La forêt nipponne Aokigahara est tristement célèbre pour être un lieu de prédilection pour les gens qui veulent se suicider. Elle porte également malheur aux cinéastes américains qui tentent de l'exploiter. Après l'accueil glacial au Festival de Cannes réservé à The Sea of Trees de Gus Van Sant où Matthew McConaughey allait s'y perdre, c'est au tour du suspense horrifique The Forest de saboter l'endroit du parfait film d'épouvante.
Il y avait pourtant matière à quelque chose d'effrayant. Sans nouvelle de sa jumelle qui s'est aventurée dans cette forêt où rôderaient des fantômes, des esprits et peut-être même des démons, Sara (Natalie Dormer de la série Game of Thrones) part au Japon pour la retrouver. Elle reçoit l'aide d'un journaliste (Taylor Kinney, un habitué de Chicago Fire) qui lui dégote un guide. Évidemment, la règle de ne pas s'écarter du "droit chemin" ne tient plus et encore moins celle de ne pas s'y trouver pendant la nuit...
Un malaise s'installe rapidement devant ce premier film de Jason Zada qui a fait sa marque sur Internet. Malgré trois scénaristes et la présence d'un producteur chevronné (David S. Goyer qui a beaucoup écrit pour Christopher Nolan), le long métrage ne propose rien d'autre que de reprendre tous les clichés possibles et inimaginables dans l'ordre attendu : les rêves envahissants, le sous-sol menaçant, le noir angoissant, etc.
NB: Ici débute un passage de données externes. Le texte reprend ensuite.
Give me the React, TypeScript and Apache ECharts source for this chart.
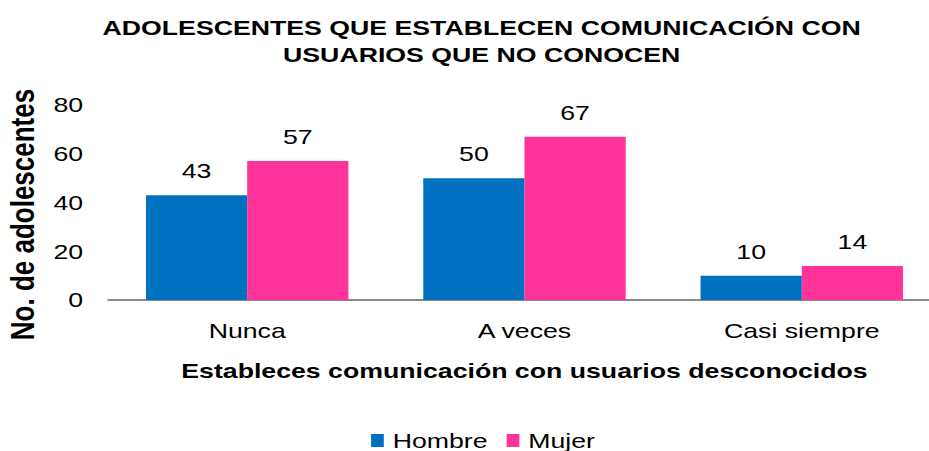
import React, { useEffect, useRef } from "react";
import * as echarts from "echarts";

const categories = ["Nunca", "A veces", "Casi siempre"];
const hombre = [43, 50, 10];
const mujer = [57, 67, 14];
const yTicks = { min: 0, max: 80, interval: 20 };

// The reference is rendered horizontally stretched; draw at a narrower width and stretch.
const CHART_W = 731;
const STRETCH = 929 / CHART_W;

export default function App() {
  const ref = useRef<HTMLDivElement>(null);
  useEffect(() => {
    const chart = echarts.init(ref.current!, null, { renderer: "svg" });
    const font = "'Liberation Sans', Arial, sans-serif";
    const labelStyle = {
      show: true,
      position: "top",
      distance: 14,
      fontSize: 21,
      color: "#000",
      fontFamily: font,
    };
    chart.setOption({
      animation: false,
      backgroundColor: "#fff",
      title: {
        text: "ADOLESCENTES QUE ESTABLECEN COMUNICACIÓN CON\nUSUARIOS QUE NO CONOCEN",
        left: 374,
        textAlign: "center",
        top: 9,
        textStyle: {
          fontFamily: font,
          fontWeight: "bold",
          fontSize: 21,
          lineHeight: 27,
          color: "#000",
        },
      },
      legend: {
        top: 425,
        left: 287,
        itemWidth: 10,
        itemHeight: 13,
        itemGap: 15,
        icon: "rect",
        textStyle: { fontFamily: font, fontSize: 21, color: "#000", padding: [0, 0, 0, 2] },
        data: ["Hombre", "Mujer"],
      },
      grid: { left: 85.4, right: -9, top: 105, bottom: 151, containLabel: false, outerBoundsMode: "none" },
      xAxis: {
        type: "category",
        data: categories,
        axisLine: { lineStyle: { color: "#898989", width: 2 } },
        axisTick: { show: false },
        axisLabel: { fontFamily: font, fontSize: 21, color: "#000", margin: 20 },
        name: "Estableces comunicación con usuarios desconocidos",
        nameLocation: "middle",
        nameGap: 60,
        nameTextStyle: { fontFamily: font, fontSize: 21, fontWeight: "bold", color: "#000" },
      },
      yAxis: {
        type: "value",
        min: yTicks.min,
        max: yTicks.max,
        interval: yTicks.interval,
        splitLine: { show: false },
        axisLine: { show: false },
        axisTick: { show: false },
        axisLabel: { fontFamily: font, fontSize: 21, color: "#000", margin: 20 },
        name: "No. de adolescentes",
        nameLocation: "middle",
        nameGap: 55,
        nameTextStyle: {
          fontFamily: font,
          fontSize: 26,
          fontWeight: "bold",
          color: "#000",
          padding: [0, 24, 0, 0],
        },
      },
      series: [
        {
          name: "Hombre",
          type: "bar",
          data: hombre,
          itemStyle: { color: "#0070C0" },
          barGap: "0%",
          barCategoryGap: "27%",
          label: labelStyle,
        },
        {
          name: "Mujer",
          type: "bar",
          data: mujer,
          itemStyle: { color: "#FF3399" },
          barGap: "0%",
          barCategoryGap: "27%",
          label: labelStyle,
        },
      ],
    });
    return () => chart.dispose();
  }, []);
  return (
    <div
      ref={ref}
      style={{
        width: CHART_W,
        height: 451,
        position: "absolute",
        left: 0,
        top: 0,
        transform: `scaleX(${STRETCH})`,
        transformOrigin: "0 0",
      }}
    />
  );
}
Jusqu'à cette ultime apparition téléguidée qui est omniprésente dans le cinéma horrifique américain des dernières années.
Au lieu de puiser à même la riche histoire du septième art japonais qui est spécialisé dans le surnaturel (Ugetsu, Jigoku, Onibaba, Kwaidan, House...), le récit verbeux et dénué d'humour montre plutôt que de suggérer, expliquant ce qui se passe à l'aide de trop nombreuses ellipses, surlignant presque ce transfert de la réalité à la démence. Pas question alors que la mise en scène épouse le labyrinthe mental de sa protagoniste et de cette forêt digne du Tartare. Mieux vaut suivre le sentier de la facilité, de ce passé qui continue à hanter et de ces multiples hallucinations. Cela donne une finale particulièrement risible où l'attente ne se transforme pas en frissons, mais en frustration devant tant de manipulation. On entre dans cette création avec l'espoir d'y voir développer une ambiance, une atmosphère et la promesse s'évanouit dans l'air que trop rapidement. Car oui, il y avait un potentiel dissimulé au sein de cette vulgaire boîte de Pandore.
Plutôt que de toujours lorgner vers les Insidious et les Sinister de ce monde, pourquoi ne pas avoir pris exemple sur des cinéastes locaux (comme Hideo Nakata, Sion Sono et Kiyoshi Kurosawa) afin de travestir le genre et y insuffler un réel sentiment de menace? Cela aurait évité que The Forest ne rejoigne The Woman in Black: Angel of Death, Paranormal Activity: The Marked Ones, The Devil Inside et The Unborn à la traditionnelle liste des mauvais films d'horreur qui prennent l'affiche à chaque début d'année.